Some of the questions we ask for the People of the Innovation Quarter may sound easy, but they’re actually quite difficult to answer.
Take this one, for example. I asked Jennifer Chan-Huang, “What personal accomplishment makes you the most proud?”
Jennifer thinks deliberately. The pause gives me a second to look around Jennifer’s office on the first floor of 525@vine.
The shelves behind her desk are filled with interesting things: photographs, plants, a pair of champagne glasses and a pink hard hat accompanied by a safety vest. To her left is a small sliding window that opens into the office next door, not unlike the window you’d find at a drive-thru.
Jennifer is a property manager with Cushman & Wakefield, the commercial real estate company that manages the Wake Forest Biotech Place Conference Center, 525@vine and Bailey Park. She’s worked in the Innovation Quarter since February 2012, when she moved from Chicago with her husband.
Back in the present, she asks, “Can we circle back to that question?”
“Sure. What is your hidden talent?” I substitute.
“I don’t know if it’s a talent, but I really like to cook,” she says. “That’s not widely known.”
People tend to choose “non-hidden” talents, but not Jennifer. She takes it literally.
“Any particular cuisine?”
“Not specifically. I cook Chinese food, and I just got back from France, so I’ve started focus on French cooking,” she says. “The last thing I made that was really good, though, was a roasted pork shoulder, Korean-style with lettuce wrap and rice.”
At this point, I’m hoping she’ll adopt me into her family—at least at dinnertime.

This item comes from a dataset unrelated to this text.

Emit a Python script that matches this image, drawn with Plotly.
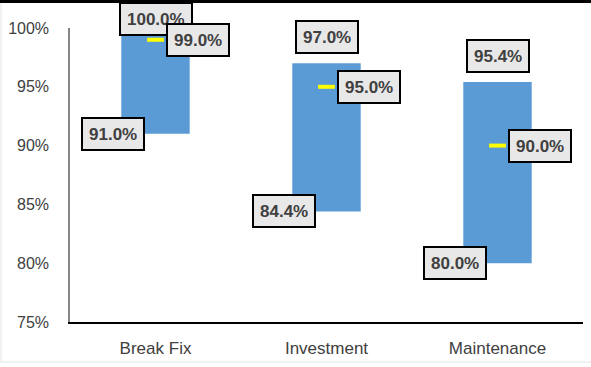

“That sounds amazing,” I say, salivating.
“I’m not going to lie, I enjoyed it,” she says, smiling.
I change the subject before I get too hungry to finish the interview. “What is the last song to get stuck in your head?”
She doesn’t have to think long for this answer.
“Pop Goes the Weasel,” she says, laughing.
Not at all what I was expecting.
“How did you get that song stuck in your head?” I ask.
“My family was on vacation, and while we were walking down a street in Paris, there was an accordionist playing a song in French. It was a very nostalgic type of sound,” she says. “My brother-in-law said it sounded a lot like ‘Pop Goes the Weasel.’ He started humming the tune. It’s not very noble or dignified, but it’s impossible to get out.”
The world makes sense again.
“Tell me about the last great idea you had or heard.”
“I’ve been using an app to help increase productivity, but someone told me that the use of digital to-do lists actually decreases our ability to remember,” Jennifer says. “They said that writing things down instead of using an app is more successful. So I’ve started journaling and using good old-fashioned lists, and it seems to be working.”
“Along those lines, what old technology that’s no longer with us do you miss the most?” I ask.
“Wow, there’s a lot,” she says. “I miss the rotary phone—you know, the one with the cord. You were stuck in one spot when you called, and if you had to call someone with a lot of nines in their number, you had a lot of spinning to do.”
Jennifer provides her own sound effects for the old-timey phone. They’re surprisingly realistic.
It may not sound like the phones were something to miss, but hang in there. She’s onto something.
“It was nice sitting there while you were calling, just thinking. When you were on the phone, you were focused there and in the moment in the spot,” Jennifer says.
See, rotary phones are worth missing, right?
“Finish this sentence,” I say. “When I grow up, I want to be a….”
“A Toys ‘R’ Us kid?” Jennifer says first. She has another, more serious answer—to be a person who brings joy—but this was her first response.
“There’s indoctrination for you,” she laughs.
“I may already know the answer to this question, but if you were to take up a second career, what would it be?”
“My co-workers and I have been joking about starting a restaurant in the renovated Bailey Power Plant. A Cushman & Wakefield restaurant,” she answers. “I would love to cook for a restaurant. And my co-workers, Pam Lawson and Heather Freeman have former lives as a culinary school graduate and a restaurant manager.”
“Ok, back to the personal achievement,” I say.
Jennifer thinks a bit more. This one’s tough.
“I think my greatest personal achievement is being close to my family,” she says. “That might sound strange, but I am really close to my family, and I’m proud of that.”
For all the effort it took to come up with that answer, it’s a good one.
And there you have it. Jennifer Chan-Huang is a French-cooking, list-making property manager who wants to be a Toys ‘R’ Us kid. If you see her, start humming “Pop Goes the Weasel,” and if you get invited over for dinner, save me leftovers!